On 1/11/2021 at 8:49 AM, Griffin said:

When I turn I don't like how wide I need to make those to feel stable.  I'm sure with more practice everything will get easier,

The V11 has a natural ability to turn very tight circles with the C-1488 tire (likely what you have). And the V11 has smooth controllable power delivery which makes small circles easy to control. I will bet that within a couple of months at most, you will be making very tight turns like a boss!

 

5 hours ago, Griffin said:

I am also finding I don't really have a dominate leg, both mounting with left foot or right are pretty much same results.

Count yourself lucky! Use this as a natural advantage and keep mounting both ways. Most of us have learned to mount with a dominant leg, and consider training and mastering mounting both ways as a higher level goal.

 

On 1/10/2021 at 8:05 PM, ShanesPlanet said:

Over time, you just keep noticing you can go faster and feel more sure footed about it. During this time, you also gain distance without tiring. Its all related to muscle fatigue, muscle memory, and conditioning.

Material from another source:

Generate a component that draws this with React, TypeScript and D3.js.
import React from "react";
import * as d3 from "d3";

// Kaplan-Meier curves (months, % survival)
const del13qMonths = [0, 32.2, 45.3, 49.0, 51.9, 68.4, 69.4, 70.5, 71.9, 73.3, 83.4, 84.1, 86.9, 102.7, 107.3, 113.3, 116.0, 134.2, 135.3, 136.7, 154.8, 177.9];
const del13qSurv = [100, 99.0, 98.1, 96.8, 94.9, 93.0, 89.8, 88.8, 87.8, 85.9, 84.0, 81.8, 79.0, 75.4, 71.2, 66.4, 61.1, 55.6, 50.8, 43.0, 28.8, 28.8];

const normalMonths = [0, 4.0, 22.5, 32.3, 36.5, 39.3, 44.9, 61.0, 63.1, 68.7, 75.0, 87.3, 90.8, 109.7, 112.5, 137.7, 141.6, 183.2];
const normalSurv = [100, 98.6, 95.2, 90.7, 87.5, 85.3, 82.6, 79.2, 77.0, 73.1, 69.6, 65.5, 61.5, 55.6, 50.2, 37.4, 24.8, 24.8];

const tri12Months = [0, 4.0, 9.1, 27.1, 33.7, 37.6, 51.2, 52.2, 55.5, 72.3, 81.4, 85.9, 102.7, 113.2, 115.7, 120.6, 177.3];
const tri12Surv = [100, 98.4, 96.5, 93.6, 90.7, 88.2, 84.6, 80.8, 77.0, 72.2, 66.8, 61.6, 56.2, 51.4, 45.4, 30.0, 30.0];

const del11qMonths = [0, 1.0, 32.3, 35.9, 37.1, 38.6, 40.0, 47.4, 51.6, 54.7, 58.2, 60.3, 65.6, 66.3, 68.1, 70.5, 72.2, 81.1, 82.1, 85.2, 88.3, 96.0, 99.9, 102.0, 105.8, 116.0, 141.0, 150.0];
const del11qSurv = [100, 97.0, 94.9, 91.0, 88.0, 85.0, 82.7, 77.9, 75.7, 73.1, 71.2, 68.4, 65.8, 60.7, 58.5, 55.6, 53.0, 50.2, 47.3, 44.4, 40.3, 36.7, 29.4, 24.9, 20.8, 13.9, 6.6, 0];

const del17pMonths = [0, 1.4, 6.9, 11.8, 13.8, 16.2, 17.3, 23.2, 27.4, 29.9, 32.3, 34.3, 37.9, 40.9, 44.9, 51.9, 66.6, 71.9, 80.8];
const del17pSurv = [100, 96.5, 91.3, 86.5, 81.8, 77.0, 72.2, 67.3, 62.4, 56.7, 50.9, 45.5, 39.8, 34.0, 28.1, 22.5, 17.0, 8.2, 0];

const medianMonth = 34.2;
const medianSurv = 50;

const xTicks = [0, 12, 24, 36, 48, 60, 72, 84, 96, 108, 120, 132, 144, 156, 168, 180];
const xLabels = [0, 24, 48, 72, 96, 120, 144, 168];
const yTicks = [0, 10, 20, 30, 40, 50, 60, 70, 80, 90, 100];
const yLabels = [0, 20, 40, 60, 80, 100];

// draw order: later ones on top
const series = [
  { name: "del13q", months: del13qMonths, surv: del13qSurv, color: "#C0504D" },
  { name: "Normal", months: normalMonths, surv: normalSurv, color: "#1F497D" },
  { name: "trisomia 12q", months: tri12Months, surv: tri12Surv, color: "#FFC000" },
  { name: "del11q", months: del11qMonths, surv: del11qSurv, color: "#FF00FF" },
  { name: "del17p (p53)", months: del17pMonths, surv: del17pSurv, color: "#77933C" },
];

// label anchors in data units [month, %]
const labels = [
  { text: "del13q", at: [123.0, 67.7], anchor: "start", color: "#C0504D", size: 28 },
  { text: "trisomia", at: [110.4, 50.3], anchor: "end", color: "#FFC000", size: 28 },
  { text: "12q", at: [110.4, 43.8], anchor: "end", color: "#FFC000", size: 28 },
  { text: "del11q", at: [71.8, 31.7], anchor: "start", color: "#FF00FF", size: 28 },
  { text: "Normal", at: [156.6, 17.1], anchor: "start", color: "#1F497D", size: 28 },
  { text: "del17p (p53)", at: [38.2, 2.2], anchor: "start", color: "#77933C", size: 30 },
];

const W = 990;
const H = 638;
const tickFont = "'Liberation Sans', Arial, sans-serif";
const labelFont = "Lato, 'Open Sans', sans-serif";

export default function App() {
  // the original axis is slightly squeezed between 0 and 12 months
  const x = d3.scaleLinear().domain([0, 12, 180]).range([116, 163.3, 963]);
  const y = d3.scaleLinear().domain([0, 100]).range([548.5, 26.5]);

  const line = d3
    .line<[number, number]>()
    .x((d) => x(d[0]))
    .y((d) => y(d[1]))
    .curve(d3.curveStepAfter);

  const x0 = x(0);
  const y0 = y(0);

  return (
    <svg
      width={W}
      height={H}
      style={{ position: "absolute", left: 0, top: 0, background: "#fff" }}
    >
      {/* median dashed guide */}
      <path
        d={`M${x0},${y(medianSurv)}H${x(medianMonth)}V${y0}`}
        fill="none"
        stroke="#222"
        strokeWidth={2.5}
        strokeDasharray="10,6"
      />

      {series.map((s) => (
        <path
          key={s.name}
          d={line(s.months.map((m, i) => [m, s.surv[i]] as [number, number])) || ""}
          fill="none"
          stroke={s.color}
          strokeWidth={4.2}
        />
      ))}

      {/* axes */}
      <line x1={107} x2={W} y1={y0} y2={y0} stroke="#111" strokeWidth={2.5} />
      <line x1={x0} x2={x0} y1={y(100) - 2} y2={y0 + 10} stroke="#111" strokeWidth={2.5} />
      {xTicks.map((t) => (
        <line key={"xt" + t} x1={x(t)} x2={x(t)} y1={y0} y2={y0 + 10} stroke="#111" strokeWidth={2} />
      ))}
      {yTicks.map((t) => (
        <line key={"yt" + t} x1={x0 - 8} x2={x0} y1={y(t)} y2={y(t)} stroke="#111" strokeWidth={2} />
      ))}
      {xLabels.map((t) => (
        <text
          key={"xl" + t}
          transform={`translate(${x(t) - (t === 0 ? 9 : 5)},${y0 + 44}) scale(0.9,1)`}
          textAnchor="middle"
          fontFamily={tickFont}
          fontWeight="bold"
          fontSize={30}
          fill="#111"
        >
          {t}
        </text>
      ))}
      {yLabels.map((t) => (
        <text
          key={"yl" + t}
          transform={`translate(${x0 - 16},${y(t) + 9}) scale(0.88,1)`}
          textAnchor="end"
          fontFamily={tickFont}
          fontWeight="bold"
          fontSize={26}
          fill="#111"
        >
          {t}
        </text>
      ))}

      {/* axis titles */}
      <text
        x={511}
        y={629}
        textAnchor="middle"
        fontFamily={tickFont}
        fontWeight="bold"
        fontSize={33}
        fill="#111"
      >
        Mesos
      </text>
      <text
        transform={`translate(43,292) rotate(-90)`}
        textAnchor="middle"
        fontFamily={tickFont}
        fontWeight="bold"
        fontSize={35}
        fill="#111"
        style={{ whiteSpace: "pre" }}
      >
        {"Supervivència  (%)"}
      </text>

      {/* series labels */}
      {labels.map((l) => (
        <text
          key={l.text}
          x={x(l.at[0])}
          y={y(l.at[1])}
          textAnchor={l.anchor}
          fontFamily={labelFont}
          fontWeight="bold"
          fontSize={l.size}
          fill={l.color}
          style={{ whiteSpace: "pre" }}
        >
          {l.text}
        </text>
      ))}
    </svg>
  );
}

This is the key thing for all new riders. Once you are able to mount and control the wheel well enough to stay on and navigate in the direction you want (rather than the wheel taking you somewhere) then the improvements in balance, control, and conditioning come naturally with time on the wheel. And, as it has been said on the forum before ... we even learn to ride the wheel in our sleep, when the brain processes and locks things in.